[DATA start]
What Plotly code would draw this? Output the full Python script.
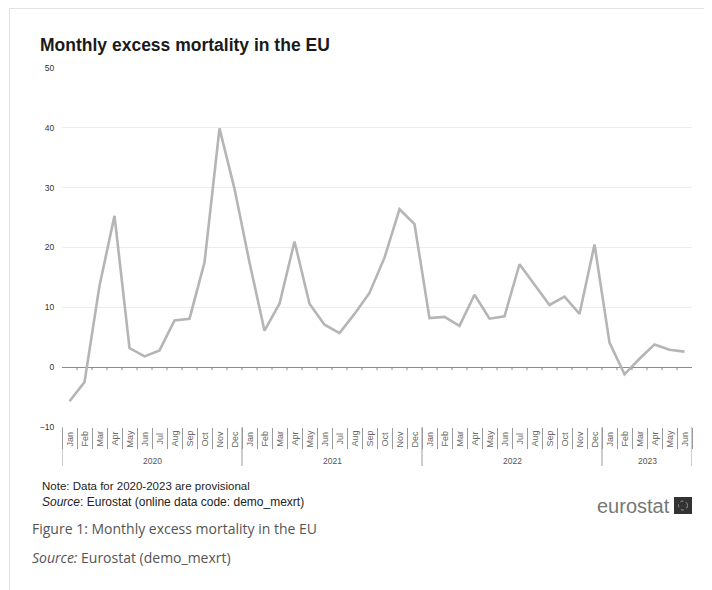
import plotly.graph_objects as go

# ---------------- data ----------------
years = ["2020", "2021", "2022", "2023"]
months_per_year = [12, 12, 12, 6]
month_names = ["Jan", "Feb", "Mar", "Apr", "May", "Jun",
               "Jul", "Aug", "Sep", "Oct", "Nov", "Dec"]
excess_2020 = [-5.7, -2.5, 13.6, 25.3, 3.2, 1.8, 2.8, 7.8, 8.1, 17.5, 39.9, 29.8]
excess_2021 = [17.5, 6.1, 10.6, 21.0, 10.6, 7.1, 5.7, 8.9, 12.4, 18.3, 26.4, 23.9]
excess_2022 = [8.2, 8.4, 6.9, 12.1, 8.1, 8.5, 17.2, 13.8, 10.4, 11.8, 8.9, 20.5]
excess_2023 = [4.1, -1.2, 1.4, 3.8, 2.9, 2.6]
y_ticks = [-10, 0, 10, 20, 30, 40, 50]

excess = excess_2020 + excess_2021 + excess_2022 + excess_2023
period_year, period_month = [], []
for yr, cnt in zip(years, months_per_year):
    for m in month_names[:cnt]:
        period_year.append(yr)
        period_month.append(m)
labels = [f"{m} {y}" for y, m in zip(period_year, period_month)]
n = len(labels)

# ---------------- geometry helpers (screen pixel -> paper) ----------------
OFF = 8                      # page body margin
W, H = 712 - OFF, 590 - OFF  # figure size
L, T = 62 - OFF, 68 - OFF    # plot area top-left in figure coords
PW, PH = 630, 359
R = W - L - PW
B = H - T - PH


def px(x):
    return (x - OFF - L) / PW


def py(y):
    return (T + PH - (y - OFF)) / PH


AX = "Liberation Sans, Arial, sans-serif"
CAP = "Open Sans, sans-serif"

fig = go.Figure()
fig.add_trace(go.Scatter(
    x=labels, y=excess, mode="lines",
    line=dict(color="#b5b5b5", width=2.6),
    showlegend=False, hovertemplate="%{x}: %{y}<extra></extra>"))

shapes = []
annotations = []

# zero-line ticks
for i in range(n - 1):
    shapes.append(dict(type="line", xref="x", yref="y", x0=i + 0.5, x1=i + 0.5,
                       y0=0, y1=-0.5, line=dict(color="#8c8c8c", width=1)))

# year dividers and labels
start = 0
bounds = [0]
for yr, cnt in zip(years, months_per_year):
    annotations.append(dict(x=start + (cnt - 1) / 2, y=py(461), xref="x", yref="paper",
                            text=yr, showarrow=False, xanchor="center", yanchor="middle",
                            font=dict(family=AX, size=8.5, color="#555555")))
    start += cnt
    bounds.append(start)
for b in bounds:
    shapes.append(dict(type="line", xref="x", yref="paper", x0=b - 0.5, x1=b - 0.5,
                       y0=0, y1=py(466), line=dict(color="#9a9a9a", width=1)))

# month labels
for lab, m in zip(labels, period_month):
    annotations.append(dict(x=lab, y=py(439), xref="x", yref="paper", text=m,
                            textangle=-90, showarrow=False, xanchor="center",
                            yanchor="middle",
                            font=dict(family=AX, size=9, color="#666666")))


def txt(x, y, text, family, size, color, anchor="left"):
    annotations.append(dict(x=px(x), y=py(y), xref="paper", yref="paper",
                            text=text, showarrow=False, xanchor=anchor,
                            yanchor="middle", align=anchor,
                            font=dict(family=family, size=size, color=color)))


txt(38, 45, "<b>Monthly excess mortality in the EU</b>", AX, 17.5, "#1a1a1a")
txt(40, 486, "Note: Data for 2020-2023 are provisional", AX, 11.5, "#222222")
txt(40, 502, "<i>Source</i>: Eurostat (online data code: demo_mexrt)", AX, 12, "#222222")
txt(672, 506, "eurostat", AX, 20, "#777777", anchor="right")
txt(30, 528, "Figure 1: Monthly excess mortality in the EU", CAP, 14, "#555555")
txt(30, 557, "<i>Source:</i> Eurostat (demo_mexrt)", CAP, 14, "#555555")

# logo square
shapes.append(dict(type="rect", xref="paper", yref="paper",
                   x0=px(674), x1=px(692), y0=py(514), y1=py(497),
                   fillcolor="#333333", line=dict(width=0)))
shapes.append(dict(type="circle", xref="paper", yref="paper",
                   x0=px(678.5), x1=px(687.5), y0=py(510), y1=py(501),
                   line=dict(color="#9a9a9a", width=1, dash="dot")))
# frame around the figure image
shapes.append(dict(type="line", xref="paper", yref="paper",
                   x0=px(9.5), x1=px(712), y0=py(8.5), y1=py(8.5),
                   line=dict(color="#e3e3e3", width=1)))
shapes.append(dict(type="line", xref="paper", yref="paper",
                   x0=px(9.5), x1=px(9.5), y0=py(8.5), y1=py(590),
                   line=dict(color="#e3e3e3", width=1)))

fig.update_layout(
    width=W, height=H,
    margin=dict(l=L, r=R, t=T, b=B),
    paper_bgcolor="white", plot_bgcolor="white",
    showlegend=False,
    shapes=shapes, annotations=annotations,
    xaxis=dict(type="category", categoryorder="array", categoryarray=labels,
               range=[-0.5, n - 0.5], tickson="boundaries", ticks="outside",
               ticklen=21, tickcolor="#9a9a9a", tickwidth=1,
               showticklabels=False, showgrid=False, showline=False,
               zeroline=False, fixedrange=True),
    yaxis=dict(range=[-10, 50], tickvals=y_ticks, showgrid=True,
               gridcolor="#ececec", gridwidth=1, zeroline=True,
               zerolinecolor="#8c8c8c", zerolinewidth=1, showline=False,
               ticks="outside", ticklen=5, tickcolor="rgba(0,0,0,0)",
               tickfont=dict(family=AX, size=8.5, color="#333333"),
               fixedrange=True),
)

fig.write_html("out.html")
[DATA end]
[DATA start]
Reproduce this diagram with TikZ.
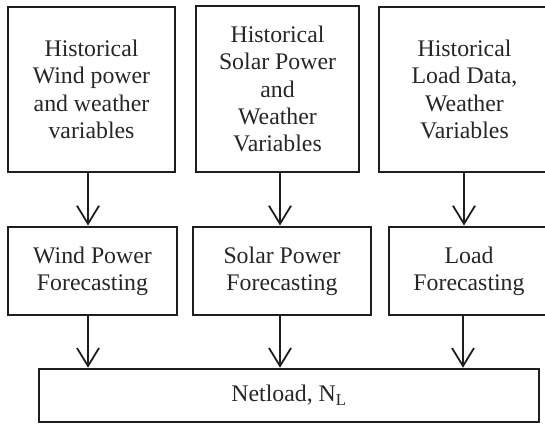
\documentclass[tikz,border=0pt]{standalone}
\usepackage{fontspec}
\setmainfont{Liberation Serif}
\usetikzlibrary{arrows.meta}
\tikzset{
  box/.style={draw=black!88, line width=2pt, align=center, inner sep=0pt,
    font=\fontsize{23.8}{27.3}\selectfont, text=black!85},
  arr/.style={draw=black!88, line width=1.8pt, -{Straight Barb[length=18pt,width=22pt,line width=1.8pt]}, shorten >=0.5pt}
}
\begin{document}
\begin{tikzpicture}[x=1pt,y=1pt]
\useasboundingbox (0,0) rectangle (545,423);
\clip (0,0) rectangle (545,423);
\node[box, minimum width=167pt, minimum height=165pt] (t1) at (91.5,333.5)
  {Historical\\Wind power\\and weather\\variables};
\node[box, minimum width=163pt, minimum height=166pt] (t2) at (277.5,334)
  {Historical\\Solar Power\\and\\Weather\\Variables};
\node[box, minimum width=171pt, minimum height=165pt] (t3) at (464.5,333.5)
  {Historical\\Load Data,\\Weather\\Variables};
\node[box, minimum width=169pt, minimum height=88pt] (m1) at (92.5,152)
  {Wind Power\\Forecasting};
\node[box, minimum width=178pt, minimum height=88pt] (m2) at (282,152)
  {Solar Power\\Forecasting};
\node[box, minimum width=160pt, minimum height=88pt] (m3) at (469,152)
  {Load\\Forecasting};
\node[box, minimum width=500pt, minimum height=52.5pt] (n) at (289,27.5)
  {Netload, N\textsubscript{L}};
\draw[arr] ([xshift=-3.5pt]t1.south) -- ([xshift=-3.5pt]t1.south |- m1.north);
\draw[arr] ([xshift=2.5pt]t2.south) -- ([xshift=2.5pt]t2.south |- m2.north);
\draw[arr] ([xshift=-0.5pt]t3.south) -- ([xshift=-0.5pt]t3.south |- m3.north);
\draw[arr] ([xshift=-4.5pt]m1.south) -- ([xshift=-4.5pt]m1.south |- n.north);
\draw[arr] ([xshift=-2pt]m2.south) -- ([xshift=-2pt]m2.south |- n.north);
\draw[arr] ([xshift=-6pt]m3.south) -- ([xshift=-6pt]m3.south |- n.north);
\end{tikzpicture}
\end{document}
[DATA end]
> **GIVEN INSTRUCTION**
Give the lines above again exactly, from the one containing "What Plotly code" to the one containing "import plotly.graph_objects as go", both included, but leave out the pictures.

> **REPLY TO THE EXERCISE**
What Plotly code would draw this? Output the full Python script.
import plotly.graph_objects as go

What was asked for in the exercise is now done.